* _STATED PROBLEM_
Retype every line from the top of the entries down to the one with "return 1 - y / H", both included, and skip the pictures.

* _STORED RECORDS_
---*---
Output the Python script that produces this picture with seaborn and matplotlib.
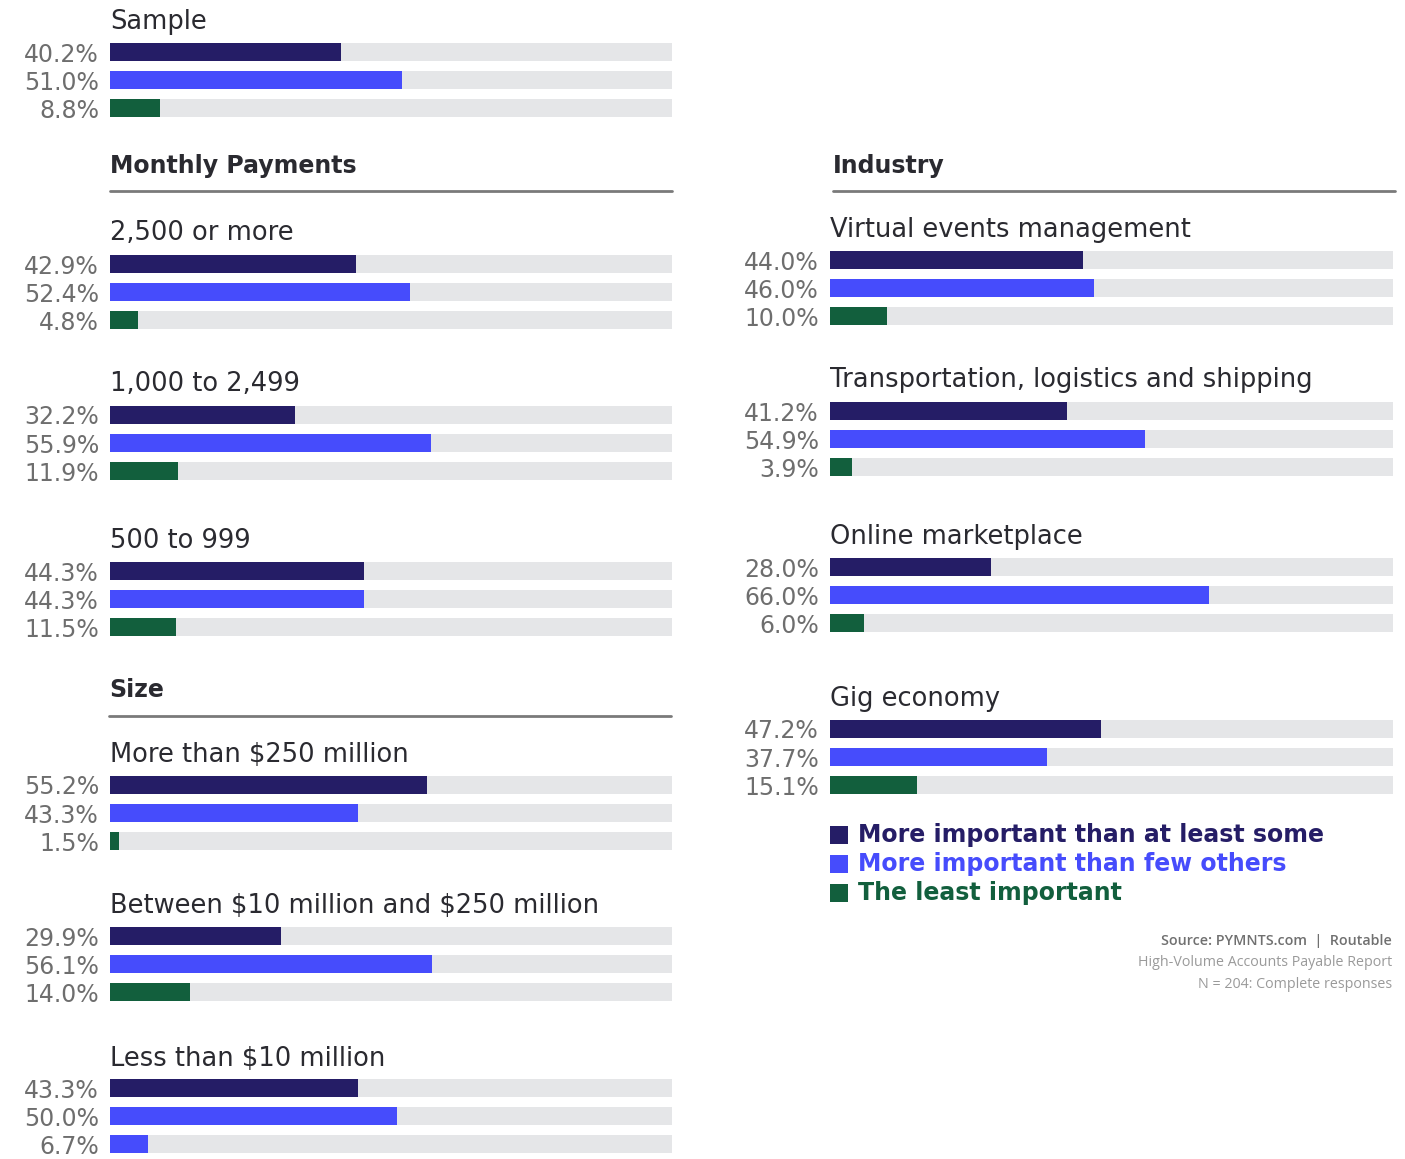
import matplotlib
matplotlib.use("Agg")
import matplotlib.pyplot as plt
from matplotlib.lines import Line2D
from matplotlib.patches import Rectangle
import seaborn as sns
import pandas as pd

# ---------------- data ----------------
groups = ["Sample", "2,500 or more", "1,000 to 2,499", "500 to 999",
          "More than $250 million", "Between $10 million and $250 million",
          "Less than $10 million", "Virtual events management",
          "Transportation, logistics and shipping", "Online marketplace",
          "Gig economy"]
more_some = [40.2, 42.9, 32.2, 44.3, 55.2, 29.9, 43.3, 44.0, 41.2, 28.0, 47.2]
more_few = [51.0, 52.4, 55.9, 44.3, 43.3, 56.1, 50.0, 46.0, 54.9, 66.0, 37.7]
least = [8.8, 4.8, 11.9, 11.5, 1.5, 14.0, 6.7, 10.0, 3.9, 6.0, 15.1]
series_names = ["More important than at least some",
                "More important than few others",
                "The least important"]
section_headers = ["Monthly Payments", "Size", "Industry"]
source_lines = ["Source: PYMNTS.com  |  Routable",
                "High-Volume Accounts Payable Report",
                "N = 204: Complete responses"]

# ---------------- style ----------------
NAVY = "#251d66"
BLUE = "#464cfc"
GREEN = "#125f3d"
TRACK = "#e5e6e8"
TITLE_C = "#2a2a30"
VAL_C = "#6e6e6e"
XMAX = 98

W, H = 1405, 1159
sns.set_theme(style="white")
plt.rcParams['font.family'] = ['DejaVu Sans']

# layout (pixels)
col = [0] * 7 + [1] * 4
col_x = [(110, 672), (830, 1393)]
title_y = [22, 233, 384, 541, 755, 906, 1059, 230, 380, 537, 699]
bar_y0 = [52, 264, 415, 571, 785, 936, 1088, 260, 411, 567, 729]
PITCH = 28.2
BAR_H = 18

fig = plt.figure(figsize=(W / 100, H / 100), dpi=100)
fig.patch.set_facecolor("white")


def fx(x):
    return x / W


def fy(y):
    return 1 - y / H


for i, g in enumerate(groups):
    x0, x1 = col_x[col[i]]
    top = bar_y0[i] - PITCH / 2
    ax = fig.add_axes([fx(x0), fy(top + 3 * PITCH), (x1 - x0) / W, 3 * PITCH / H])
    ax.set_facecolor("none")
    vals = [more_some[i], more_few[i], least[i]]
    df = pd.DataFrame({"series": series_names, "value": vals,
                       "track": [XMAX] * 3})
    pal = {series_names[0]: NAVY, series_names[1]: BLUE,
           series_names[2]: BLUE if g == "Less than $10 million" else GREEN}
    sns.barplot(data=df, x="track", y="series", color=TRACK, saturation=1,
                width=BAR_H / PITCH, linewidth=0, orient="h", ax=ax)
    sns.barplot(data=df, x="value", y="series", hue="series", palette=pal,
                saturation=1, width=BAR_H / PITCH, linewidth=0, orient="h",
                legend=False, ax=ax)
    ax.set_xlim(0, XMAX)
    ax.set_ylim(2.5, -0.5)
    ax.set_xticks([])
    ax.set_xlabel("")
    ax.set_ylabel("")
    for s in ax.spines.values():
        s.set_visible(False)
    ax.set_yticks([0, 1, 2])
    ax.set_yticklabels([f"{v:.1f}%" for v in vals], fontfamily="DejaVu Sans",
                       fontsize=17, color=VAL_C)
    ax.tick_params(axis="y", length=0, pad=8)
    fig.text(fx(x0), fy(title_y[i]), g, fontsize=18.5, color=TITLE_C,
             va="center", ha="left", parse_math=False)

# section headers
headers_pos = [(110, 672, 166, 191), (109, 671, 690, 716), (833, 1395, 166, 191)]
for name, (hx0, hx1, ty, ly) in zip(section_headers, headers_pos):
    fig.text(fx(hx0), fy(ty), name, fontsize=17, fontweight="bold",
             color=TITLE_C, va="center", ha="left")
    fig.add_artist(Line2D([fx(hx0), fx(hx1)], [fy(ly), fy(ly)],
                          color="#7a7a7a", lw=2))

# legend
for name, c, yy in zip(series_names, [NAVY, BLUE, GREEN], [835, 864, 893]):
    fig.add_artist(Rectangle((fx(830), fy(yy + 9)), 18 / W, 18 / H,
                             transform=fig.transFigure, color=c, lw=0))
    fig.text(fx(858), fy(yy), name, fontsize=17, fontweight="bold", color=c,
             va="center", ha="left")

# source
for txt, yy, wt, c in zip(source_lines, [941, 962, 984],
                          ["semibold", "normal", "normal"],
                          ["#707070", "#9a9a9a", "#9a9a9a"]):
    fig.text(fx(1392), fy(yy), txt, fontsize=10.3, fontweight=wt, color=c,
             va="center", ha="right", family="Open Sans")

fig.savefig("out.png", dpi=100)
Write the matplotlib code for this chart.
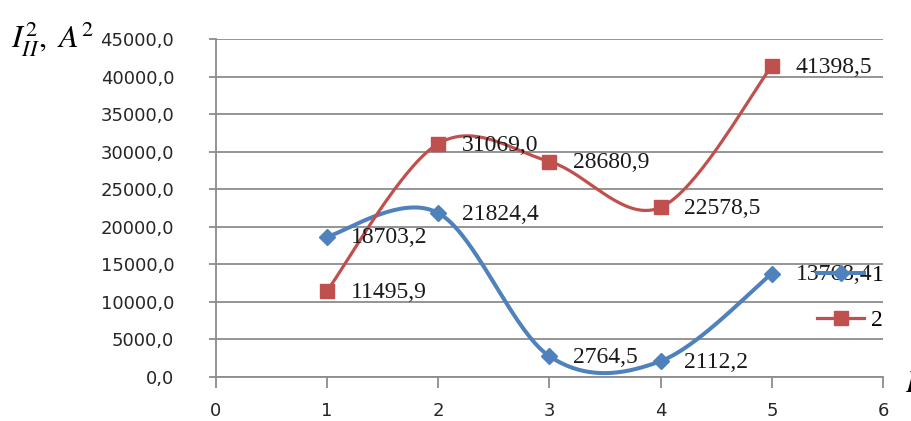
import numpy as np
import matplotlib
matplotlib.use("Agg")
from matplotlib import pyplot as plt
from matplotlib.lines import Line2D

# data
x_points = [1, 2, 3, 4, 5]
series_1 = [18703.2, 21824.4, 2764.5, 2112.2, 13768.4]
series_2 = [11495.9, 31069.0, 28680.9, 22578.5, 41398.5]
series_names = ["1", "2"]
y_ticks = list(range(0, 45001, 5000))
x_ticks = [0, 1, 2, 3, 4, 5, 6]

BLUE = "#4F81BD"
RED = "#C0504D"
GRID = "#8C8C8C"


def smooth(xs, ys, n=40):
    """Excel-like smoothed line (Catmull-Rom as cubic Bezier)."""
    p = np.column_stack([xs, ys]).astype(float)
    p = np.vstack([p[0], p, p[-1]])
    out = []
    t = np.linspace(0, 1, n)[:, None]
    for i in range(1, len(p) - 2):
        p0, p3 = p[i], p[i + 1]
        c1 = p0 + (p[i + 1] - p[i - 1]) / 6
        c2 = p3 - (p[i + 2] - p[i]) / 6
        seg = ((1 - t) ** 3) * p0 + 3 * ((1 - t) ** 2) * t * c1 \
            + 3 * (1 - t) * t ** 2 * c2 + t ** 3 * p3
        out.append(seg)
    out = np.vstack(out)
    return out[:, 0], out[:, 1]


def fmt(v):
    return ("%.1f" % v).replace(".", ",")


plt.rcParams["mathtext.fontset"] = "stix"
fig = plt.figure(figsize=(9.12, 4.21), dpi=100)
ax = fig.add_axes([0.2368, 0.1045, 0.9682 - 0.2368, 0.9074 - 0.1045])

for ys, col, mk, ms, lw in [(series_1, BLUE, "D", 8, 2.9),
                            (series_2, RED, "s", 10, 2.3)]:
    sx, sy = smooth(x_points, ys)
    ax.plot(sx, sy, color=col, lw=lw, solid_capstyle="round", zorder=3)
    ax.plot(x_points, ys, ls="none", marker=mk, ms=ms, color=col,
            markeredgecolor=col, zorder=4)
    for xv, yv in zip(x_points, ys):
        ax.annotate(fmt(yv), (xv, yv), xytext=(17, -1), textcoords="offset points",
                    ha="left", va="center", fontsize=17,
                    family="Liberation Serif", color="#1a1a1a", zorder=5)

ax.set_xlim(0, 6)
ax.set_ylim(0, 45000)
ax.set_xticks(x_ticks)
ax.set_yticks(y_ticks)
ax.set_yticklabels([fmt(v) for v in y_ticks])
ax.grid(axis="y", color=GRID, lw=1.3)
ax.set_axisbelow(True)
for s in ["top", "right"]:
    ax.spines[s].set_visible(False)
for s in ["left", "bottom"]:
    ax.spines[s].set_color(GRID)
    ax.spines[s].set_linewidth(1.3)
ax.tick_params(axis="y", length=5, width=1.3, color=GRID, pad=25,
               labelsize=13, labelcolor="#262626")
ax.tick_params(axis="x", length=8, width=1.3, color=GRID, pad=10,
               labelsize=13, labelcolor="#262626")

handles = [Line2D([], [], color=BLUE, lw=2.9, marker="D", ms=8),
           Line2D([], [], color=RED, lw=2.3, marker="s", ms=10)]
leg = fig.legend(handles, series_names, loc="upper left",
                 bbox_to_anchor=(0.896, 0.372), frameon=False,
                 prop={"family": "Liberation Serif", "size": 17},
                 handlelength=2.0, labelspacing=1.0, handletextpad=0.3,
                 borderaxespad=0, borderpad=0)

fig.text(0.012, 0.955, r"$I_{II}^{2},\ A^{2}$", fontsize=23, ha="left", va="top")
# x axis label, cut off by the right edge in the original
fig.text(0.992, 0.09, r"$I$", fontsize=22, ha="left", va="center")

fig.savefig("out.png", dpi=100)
---*---
* _REPLY_
Output the Python script that produces this picture with seaborn and matplotlib.
import matplotlib
matplotlib.use("Agg")
import matplotlib.pyplot as plt
from matplotlib.lines import Line2D
from matplotlib.patches import Rectangle
import seaborn as sns
import pandas as pd

# ---------------- data ----------------
groups = ["Sample", "2,500 or more", "1,000 to 2,499", "500 to 999",
          "More than $250 million", "Between $10 million and $250 million",
          "Less than $10 million", "Virtual events management",
          "Transportation, logistics and shipping", "Online marketplace",
          "Gig economy"]
more_some = [40.2, 42.9, 32.2, 44.3, 55.2, 29.9, 43.3, 44.0, 41.2, 28.0, 47.2]
more_few = [51.0, 52.4, 55.9, 44.3, 43.3, 56.1, 50.0, 46.0, 54.9, 66.0, 37.7]
least = [8.8, 4.8, 11.9, 11.5, 1.5, 14.0, 6.7, 10.0, 3.9, 6.0, 15.1]
series_names = ["More important than at least some",
                "More important than few others",
                "The least important"]
section_headers = ["Monthly Payments", "Size", "Industry"]
source_lines = ["Source: PYMNTS.com  |  Routable",
                "High-Volume Accounts Payable Report",
                "N = 204: Complete responses"]

# ---------------- style ----------------
NAVY = "#251d66"
BLUE = "#464cfc"
GREEN = "#125f3d"
TRACK = "#e5e6e8"
TITLE_C = "#2a2a30"
VAL_C = "#6e6e6e"
XMAX = 98

W, H = 1405, 1159
sns.set_theme(style="white")
plt.rcParams['font.family'] = ['DejaVu Sans']

# layout (pixels)
col = [0] * 7 + [1] * 4
col_x = [(110, 672), (830, 1393)]
title_y = [22, 233, 384, 541, 755, 906, 1059, 230, 380, 537, 699]
bar_y0 = [52, 264, 415, 571, 785, 936, 1088, 260, 411, 567, 729]
PITCH = 28.2
BAR_H = 18

fig = plt.figure(figsize=(W / 100, H / 100), dpi=100)
fig.patch.set_facecolor("white")


def fx(x):
    return x / W


def fy(y):
    return 1 - y / H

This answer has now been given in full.